╭─ Data block

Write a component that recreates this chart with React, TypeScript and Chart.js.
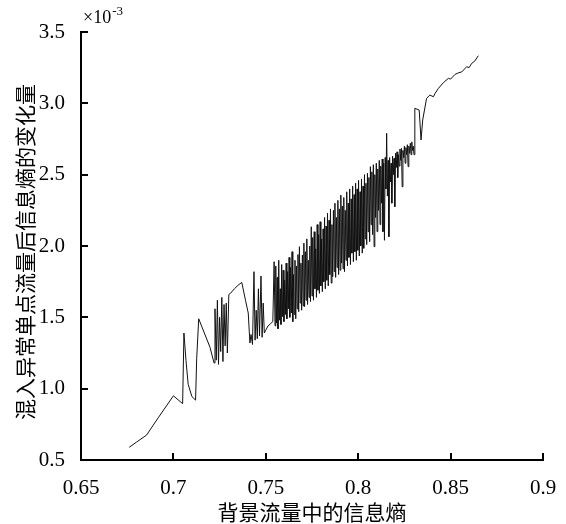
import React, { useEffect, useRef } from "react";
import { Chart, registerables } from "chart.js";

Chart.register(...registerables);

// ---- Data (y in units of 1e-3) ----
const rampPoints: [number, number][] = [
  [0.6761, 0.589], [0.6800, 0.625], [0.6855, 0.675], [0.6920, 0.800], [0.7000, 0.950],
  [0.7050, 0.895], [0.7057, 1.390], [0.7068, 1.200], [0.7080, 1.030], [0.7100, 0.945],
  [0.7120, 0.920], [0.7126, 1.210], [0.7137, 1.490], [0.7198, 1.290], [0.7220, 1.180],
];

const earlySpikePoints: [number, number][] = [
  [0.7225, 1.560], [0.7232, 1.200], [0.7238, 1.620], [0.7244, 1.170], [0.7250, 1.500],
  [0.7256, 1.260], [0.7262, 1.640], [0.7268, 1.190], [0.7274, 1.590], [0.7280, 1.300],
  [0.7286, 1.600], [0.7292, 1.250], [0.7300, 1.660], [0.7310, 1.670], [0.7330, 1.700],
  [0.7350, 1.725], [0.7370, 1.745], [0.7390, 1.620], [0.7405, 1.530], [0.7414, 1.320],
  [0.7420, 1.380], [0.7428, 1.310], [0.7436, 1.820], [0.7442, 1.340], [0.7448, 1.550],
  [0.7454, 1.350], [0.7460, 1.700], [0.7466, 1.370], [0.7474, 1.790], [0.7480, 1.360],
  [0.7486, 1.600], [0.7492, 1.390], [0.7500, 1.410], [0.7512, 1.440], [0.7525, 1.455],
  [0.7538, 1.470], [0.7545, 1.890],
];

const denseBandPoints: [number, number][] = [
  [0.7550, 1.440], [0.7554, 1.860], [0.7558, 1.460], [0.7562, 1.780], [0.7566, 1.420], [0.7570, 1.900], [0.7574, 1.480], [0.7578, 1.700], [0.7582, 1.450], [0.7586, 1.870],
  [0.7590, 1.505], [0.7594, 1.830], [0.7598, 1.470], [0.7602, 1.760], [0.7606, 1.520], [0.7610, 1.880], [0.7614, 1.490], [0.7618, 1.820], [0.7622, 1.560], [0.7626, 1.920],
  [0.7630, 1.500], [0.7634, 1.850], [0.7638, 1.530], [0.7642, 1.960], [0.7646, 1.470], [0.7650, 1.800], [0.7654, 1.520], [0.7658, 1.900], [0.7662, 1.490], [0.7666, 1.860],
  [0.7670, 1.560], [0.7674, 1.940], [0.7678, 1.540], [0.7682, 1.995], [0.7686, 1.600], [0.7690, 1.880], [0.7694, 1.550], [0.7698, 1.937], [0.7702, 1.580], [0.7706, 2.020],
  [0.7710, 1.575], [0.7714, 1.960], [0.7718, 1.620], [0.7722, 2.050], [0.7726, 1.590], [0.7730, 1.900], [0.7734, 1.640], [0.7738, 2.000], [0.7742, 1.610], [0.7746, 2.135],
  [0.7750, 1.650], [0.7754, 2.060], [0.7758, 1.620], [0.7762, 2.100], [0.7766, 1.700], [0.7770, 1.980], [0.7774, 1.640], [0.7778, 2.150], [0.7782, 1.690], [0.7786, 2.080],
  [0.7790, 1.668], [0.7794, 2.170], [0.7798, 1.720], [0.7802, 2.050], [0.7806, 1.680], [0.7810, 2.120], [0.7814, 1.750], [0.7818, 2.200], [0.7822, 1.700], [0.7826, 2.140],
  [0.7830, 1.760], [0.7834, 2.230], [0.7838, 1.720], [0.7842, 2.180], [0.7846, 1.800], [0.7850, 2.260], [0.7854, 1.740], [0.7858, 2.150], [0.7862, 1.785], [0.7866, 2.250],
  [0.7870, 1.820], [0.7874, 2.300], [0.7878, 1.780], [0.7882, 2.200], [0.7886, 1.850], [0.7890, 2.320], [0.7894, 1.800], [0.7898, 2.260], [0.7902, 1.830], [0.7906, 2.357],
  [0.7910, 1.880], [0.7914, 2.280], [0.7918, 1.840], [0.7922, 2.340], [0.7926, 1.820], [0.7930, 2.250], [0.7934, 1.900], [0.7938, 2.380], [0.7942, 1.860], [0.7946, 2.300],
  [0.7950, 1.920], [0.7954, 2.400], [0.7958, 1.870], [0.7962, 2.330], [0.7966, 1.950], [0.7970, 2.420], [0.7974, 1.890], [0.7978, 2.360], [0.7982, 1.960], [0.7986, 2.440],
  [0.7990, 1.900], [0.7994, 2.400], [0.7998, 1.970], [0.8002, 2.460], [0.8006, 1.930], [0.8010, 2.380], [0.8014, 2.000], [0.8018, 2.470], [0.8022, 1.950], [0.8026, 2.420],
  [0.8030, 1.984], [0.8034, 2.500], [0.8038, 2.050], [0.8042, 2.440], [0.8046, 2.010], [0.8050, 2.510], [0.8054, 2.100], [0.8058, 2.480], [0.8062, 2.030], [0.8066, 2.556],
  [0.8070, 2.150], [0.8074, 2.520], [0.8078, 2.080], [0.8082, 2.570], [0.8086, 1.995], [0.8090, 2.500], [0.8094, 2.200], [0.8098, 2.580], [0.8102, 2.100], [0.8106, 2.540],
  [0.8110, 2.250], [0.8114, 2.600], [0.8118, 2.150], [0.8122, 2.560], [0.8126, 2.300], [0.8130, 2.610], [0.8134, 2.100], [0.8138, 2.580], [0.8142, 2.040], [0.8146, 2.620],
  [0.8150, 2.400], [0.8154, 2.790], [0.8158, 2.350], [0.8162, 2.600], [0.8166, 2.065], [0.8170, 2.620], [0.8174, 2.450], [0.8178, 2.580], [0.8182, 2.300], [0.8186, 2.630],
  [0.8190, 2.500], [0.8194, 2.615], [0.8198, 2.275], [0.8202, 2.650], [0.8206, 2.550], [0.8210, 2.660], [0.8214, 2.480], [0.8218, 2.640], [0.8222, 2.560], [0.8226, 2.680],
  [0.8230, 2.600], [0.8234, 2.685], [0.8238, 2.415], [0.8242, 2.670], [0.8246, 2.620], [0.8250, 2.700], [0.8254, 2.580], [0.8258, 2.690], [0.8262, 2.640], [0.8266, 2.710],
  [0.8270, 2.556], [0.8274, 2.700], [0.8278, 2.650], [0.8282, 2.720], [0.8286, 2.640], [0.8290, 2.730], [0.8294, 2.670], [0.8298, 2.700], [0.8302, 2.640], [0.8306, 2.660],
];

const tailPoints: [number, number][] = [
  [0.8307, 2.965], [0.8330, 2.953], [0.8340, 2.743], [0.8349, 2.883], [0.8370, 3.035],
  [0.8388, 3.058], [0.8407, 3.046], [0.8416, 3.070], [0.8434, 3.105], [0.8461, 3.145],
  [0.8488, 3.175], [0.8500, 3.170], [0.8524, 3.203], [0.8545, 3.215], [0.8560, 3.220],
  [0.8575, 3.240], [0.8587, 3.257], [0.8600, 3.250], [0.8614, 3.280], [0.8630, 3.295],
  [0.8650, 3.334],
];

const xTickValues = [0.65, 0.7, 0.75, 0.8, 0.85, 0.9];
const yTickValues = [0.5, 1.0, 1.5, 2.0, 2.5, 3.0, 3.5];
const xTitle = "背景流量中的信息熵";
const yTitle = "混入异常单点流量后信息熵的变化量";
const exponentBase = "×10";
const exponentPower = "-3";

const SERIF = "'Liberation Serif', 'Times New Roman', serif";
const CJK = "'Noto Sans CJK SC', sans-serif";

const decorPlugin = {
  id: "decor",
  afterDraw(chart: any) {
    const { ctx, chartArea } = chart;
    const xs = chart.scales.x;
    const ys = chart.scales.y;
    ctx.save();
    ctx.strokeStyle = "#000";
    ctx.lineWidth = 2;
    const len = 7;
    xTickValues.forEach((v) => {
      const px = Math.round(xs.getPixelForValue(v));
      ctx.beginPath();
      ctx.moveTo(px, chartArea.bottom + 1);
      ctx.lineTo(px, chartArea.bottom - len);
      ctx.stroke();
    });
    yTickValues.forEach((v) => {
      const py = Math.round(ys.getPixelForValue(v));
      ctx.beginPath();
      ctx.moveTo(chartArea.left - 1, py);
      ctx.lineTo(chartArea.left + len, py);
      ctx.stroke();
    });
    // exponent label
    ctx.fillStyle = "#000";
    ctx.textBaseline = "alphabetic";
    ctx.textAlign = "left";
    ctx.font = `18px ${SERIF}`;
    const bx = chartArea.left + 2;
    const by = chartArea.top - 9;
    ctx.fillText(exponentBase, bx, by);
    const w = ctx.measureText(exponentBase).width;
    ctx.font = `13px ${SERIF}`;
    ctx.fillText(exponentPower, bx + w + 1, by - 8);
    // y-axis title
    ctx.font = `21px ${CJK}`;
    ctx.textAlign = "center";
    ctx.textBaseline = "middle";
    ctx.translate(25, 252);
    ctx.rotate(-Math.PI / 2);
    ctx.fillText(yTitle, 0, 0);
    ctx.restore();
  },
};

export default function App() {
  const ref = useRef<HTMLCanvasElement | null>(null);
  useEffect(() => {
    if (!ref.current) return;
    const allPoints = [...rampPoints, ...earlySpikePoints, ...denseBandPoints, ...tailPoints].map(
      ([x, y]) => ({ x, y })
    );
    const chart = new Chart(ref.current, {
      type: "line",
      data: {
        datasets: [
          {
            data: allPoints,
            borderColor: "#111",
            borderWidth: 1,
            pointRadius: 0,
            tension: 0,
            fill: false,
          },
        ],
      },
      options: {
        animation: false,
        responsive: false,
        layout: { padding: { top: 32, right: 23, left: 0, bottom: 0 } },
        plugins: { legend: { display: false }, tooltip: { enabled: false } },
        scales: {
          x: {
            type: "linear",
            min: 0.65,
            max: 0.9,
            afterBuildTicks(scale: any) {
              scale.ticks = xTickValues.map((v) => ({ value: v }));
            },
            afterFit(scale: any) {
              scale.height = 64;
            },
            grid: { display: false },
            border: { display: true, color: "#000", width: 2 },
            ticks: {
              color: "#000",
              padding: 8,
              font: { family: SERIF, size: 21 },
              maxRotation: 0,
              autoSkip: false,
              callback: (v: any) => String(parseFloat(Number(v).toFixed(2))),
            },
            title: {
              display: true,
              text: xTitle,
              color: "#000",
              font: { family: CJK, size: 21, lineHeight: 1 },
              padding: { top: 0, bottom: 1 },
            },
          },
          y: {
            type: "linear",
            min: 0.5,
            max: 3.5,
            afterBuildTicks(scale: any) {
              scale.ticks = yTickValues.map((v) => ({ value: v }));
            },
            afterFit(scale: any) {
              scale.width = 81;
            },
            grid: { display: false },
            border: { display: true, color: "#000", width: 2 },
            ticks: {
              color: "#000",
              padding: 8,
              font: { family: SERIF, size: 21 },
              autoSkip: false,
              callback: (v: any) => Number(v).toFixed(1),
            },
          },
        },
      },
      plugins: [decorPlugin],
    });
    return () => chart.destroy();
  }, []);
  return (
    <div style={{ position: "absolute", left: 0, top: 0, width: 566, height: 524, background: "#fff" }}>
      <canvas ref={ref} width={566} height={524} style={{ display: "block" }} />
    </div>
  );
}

╰─

§ **Short task**: Could the lines from the top of the material through the line with "Chart.register(...registerables);" be repeated exactly, pictures left out?

§ **Final answer**:
Write a component that recreates this chart with React, TypeScript and Chart.js.
import React, { useEffect, useRef } from "react";
import { Chart, registerables } from "chart.js";

Chart.register(...registerables);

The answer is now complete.